**What needs to be done:** Start at the line containing "Convert this chart to Chart.js code.", stop at the line containing "22310, 23570, 24570, 25600, 26500, 27420, 28270, 29130];", and set down every line in that stretch exactly as written, and nothing else.

**Records to process:**
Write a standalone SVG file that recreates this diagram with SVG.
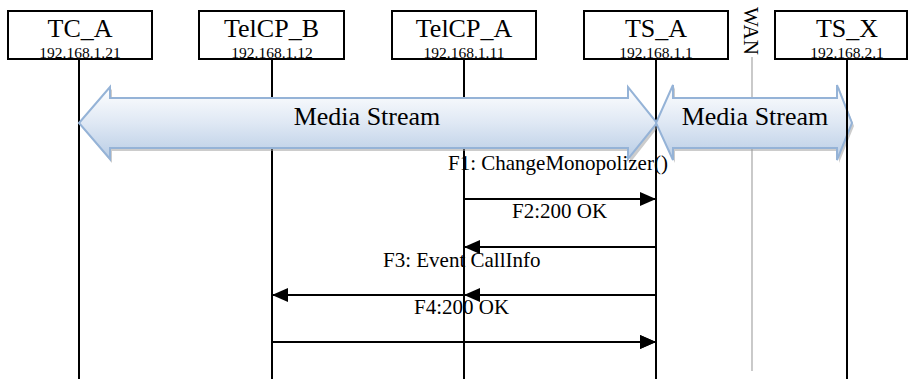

--

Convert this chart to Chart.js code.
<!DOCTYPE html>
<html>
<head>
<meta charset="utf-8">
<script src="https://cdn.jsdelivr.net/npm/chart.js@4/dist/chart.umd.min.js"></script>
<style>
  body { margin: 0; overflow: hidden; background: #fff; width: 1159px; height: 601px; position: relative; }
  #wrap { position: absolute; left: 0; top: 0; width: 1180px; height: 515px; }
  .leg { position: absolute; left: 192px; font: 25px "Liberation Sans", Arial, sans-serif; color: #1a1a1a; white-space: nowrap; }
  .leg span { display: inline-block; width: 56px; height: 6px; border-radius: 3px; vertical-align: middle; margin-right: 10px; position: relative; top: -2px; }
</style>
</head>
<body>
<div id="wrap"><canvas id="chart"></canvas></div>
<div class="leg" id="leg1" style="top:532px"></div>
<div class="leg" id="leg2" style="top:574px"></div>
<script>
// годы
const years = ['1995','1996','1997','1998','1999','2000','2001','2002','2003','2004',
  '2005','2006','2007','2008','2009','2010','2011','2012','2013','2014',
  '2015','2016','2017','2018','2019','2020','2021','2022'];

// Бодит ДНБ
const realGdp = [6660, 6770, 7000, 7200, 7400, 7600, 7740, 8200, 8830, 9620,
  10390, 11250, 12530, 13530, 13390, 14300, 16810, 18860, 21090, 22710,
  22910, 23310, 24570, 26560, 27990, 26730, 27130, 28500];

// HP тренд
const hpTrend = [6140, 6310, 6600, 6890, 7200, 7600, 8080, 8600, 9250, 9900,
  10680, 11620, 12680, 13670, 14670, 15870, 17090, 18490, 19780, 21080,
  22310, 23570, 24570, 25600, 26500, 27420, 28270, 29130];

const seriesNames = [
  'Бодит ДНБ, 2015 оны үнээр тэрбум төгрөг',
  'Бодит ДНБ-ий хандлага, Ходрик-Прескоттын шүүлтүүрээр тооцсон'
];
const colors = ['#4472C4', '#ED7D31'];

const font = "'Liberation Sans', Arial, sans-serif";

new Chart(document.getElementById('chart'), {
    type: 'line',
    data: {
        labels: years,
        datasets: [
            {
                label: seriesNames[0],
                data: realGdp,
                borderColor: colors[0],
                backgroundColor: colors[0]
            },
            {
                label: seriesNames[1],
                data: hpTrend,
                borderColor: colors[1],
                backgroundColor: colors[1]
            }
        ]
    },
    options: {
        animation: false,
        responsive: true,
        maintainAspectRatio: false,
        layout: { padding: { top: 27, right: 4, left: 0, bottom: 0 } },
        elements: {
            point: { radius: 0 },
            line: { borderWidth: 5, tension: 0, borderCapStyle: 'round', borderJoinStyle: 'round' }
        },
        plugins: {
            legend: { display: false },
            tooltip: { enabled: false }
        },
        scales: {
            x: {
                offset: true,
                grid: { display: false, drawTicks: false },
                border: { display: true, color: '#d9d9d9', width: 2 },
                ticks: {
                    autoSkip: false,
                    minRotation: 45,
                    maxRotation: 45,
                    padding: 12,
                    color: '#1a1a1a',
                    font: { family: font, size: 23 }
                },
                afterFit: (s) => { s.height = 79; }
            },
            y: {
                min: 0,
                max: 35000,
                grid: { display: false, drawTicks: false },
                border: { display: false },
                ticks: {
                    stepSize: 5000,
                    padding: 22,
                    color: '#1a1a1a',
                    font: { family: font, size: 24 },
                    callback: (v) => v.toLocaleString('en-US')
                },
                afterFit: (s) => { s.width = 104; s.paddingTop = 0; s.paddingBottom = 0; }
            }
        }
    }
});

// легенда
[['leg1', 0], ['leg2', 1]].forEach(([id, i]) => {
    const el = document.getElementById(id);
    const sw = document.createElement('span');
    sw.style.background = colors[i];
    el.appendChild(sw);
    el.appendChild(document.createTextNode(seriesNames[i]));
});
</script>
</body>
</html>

==

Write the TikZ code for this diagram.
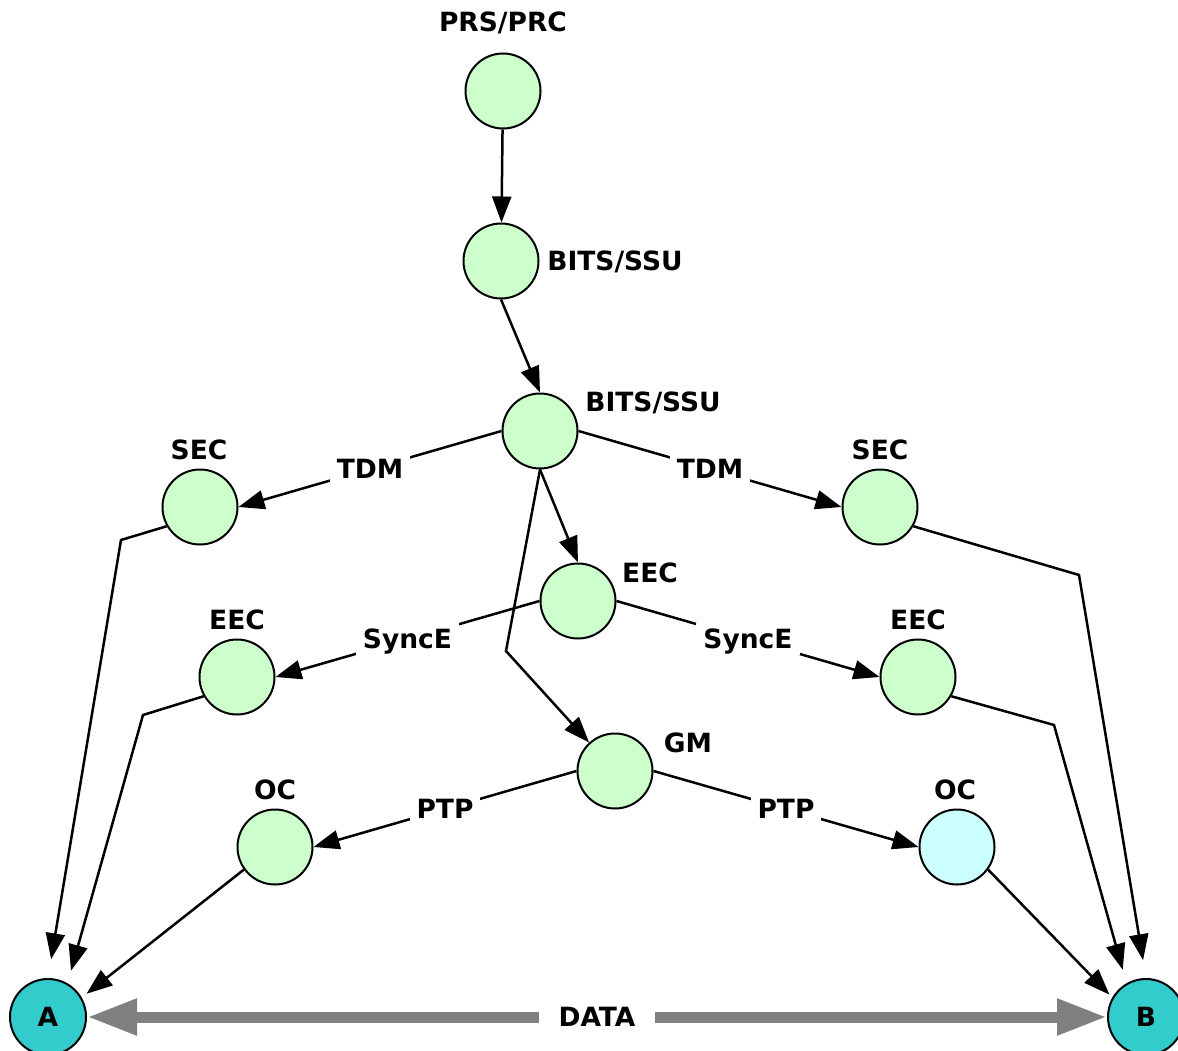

**Solution to this task:**
Convert this chart to Chart.js code.
<!DOCTYPE html>
<html>
<head>
<meta charset="utf-8">
<script src="https://cdn.jsdelivr.net/npm/chart.js@4/dist/chart.umd.min.js"></script>
<style>
  body { margin: 0; overflow: hidden; background: #fff; width: 1159px; height: 601px; position: relative; }
  #wrap { position: absolute; left: 0; top: 0; width: 1180px; height: 515px; }
  .leg { position: absolute; left: 192px; font: 25px "Liberation Sans", Arial, sans-serif; color: #1a1a1a; white-space: nowrap; }
  .leg span { display: inline-block; width: 56px; height: 6px; border-radius: 3px; vertical-align: middle; margin-right: 10px; position: relative; top: -2px; }
</style>
</head>
<body>
<div id="wrap"><canvas id="chart"></canvas></div>
<div class="leg" id="leg1" style="top:532px"></div>
<div class="leg" id="leg2" style="top:574px"></div>
<script>
// годы
const years = ['1995','1996','1997','1998','1999','2000','2001','2002','2003','2004',
  '2005','2006','2007','2008','2009','2010','2011','2012','2013','2014',
  '2015','2016','2017','2018','2019','2020','2021','2022'];

// Бодит ДНБ
const realGdp = [6660, 6770, 7000, 7200, 7400, 7600, 7740, 8200, 8830, 9620,
  10390, 11250, 12530, 13530, 13390, 14300, 16810, 18860, 21090, 22710,
  22910, 23310, 24570, 26560, 27990, 26730, 27130, 28500];

// HP тренд
const hpTrend = [6140, 6310, 6600, 6890, 7200, 7600, 8080, 8600, 9250, 9900,
  10680, 11620, 12680, 13670, 14670, 15870, 17090, 18490, 19780, 21080,
  22310, 23570, 24570, 25600, 26500, 27420, 28270, 29130];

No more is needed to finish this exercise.